When will the Environment Court award higher costs?
When will the Environment Court award higher costs?
Thursday 23 April, 2020
The Environment Court recently released two decisions in which it considered when it was appropriate to award higher costs and indemnity costs. Costs in the Environment Court generally fall into three broad categories:
- Standard costs: usually within a "comfort zone" of 25-33% of actual costs incurred.
- Higher than normal costs: where particular aggravating or adverse factors might be present, such as those identified in Bielby.[1]
- Indemnity costs: awarded rarely and only in exceptional circumstances.
In Vortac v Western Bay of Plenty DC,[2]the Court considered that indemnity costs were justified. The plaintiff had made allegations that the Council was behaving illegally by allowing storm water from excess rainfall to travel through a natural gully on land owned by the plaintiff (of which low-lying areas were flooded in high-water). The plaintiff sought interim enforcement orders requiring the Council to limit water run-off to the area specified in an easement and a declaration that the Council was acting illegally.
The interim application failed, and the Court concluded that the Council was entitled to indemnity costs for the following reasons:
- The grounds of the application were not set out;
- The assertions in the affidavits were not proven;
- A number of critical assertions (such as illegality) have not been made out in any way and continue to be repeated;
- The proceedings were misconceived as an interim enforcement order;
- The Council's costs were in the circumstances modest; and
- That there are no grounds made out on which the ratepayer should be obliged to meet even part of the cost of these proceedings.

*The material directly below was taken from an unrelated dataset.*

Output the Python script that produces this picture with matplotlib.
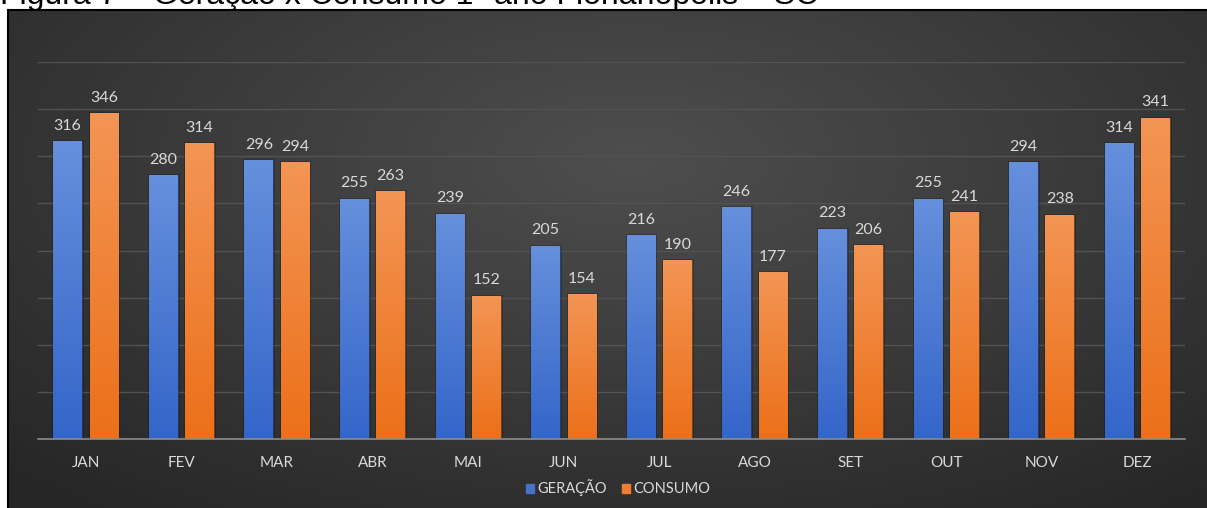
import numpy as np
import matplotlib.pyplot as plt
from matplotlib.colors import LinearSegmentedColormap
from matplotlib.patches import Patch

meses = ['JAN', 'FEV', 'MAR', 'ABR', 'MAI', 'JUN', 'JUL', 'AGO', 'SET', 'OUT', 'NOV', 'DEZ']
geracao = [316, 280, 296, 255, 239, 205, 216, 246, 223, 255, 294, 314]
consumo = [346, 314, 294, 263, 152, 154, 190, 177, 206, 241, 238, 341]
titulo = 'Figura 7 – Geração x Consumo 1º ano Florianópolis – SC'

W, H = 1207, 508
fig = plt.figure(figsize=(W / 100, H / 100), dpi=100)
fig.patch.set_facecolor('white')

# titulo da figura (cortado pela borda de cima)
fig.text(0, 1 - 4 / H, titulo, fontsize=23, family='Liberation Sans',
         color='black', va='baseline', ha='left')

# fundo escuro com degrade radial
bg = fig.add_axes([8 / W, 0, 1 - 8 / W, 1 - 10 / H])
yy, xx = np.mgrid[0:1:300j, 0:1:700j]
r = np.sqrt(((xx - 0.52) / 0.75) ** 2 + ((yy - 0.30) / 0.9) ** 2)
r = np.clip(r, 0, 1)
bg_cmap = LinearSegmentedColormap.from_list('bg', ['#4e4e4e', '#3a3a3a', '#262626'])
bg.imshow(r, cmap=bg_cmap, aspect='auto', extent=[0, 1, 1, 0], interpolation='bilinear')
bg.set_xlim(0, 1)
bg.set_ylim(1, 0)
bg.set_xticks([])
bg.set_yticks([])
for s in ['top', 'left']:
    bg.spines[s].set_color('black')
    bg.spines[s].set_linewidth(1.5)
for s in ['right', 'bottom']:
    bg.spines[s].set_visible(False)

ax = fig.add_axes([38 / W, 1 - 439 / H, (1185 - 38) / W, (439 - 62) / H])
ax.set_facecolor('none')

x = np.arange(len(meses))
larg = 0.30
desl = 0.19
cores = {'g': ('#6690dc', '#3465c9'), 'c': ('#f39555', '#ec7019')}

def barras(pos, vals, par):
    cmap = LinearSegmentedColormap.from_list('b', [par[1], par[0]])
    bs = ax.bar(pos, vals, larg, color=par[1], edgecolor=(0, 0, 0, 0.22),
                linewidth=2.0, zorder=2)
    grad = np.linspace(0, 1, 256).reshape(-1, 1)
    for b in bs:
        im = ax.imshow(grad, cmap=cmap, aspect='auto', origin='lower', zorder=3,
                       extent=[b.get_x(), b.get_x() + b.get_width(), 0, b.get_height()])
        im.set_clip_path(b)
    for p, v in zip(pos, vals):
        ax.annotate(str(v), (p, v), xytext=(0, 6), textcoords='offset points',
                    ha='center', va='bottom', fontsize=11.5, family='Lato',
                    color='#d9d9d9', zorder=4)
    return bs

barras(x - desl, geracao, cores['g'])
barras(x + desl, consumo, cores['c'])

ax.set_xlim(-0.5, len(meses) - 0.5)
ax.set_ylim(0, 400)
ax.set_yticks(np.arange(50, 401, 50))
ax.yaxis.grid(True, color='#525252', linewidth=1.0, zorder=0)
ax.set_axisbelow(True)
ax.tick_params(axis='y', left=False, labelleft=False)
ax.set_xticks(x)
ax.set_xticklabels(meses, family='Lato', fontsize=11, color='#d9d9d9')
ax.tick_params(axis='x', length=0, pad=12)
for s in ['top', 'left', 'right']:
    ax.spines[s].set_visible(False)
ax.spines['bottom'].set_color('#8c8c8c')
ax.spines['bottom'].set_linewidth(1.2)
ax.spines['bottom'].set_zorder(5)

leg = fig.legend(handles=[Patch(color='#4472c4', label='GERAÇÃO'),
                          Patch(color='#ed7d31', label='CONSUMO')],
                 loc='center', bbox_to_anchor=(618 / W, 1 - 488 / H), ncol=2,
                 frameon=False, handlelength=0.55, handleheight=0.55,
                 handletextpad=0.25, columnspacing=1.0,
                 prop={'family': 'Lato', 'size': 10.5})
for t in leg.get_texts():
    t.set_color('#d9d9d9')

fig.savefig('out.png', dpi=100, facecolor='white')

However, in Stone v Hastings District Council,[3] the Court declined to award higher costs to the Council despite the Council’s argument that the plaintiffs had failed repeatedly on the same grounds and their arguments were without substance.
The plaintiffs had applied for a non-notified resource consent to subdivide their rural land into 2 blocks. Consent was refused because the proposal didn’t meet the minimum site area for subdivision in the rural zone and was contrary to the objectives and policies of the Rural Resource Strategy, the Rural Zone and the Subdivision sections of the Proposed District Plan and the relevant Assessment Criteria of the Proposed District Plan. The plaintiffs were unsuccessful in their appeal to Council and in the Environment Court.
The Court held that it was relevant that the plaintiffs were unsuccessful twice before coming to Court but acknowledged that the plaintiffs’ evidence about the effects of the proposal had been accepted. The Court held that it was appropriate to make a costs award in the circumstances, particularly because the issues raised on appeal were largely a repeat of those raised before the Commissioner and on objection. However, although the arguments were a 'repeat', they were not without substance, so the Court awarded costs of 34%, only just outside the standard costs category.
Conclusion
The grounds on which the Environment Court will award higher or indemnity costs are well-known and uncontroversial, however, the Court is more likely to consider that aggravating or exceptional circumstances are present if a plaintiff makes allegations of illegality rather than merely pursuing a somewhat forlorn hope.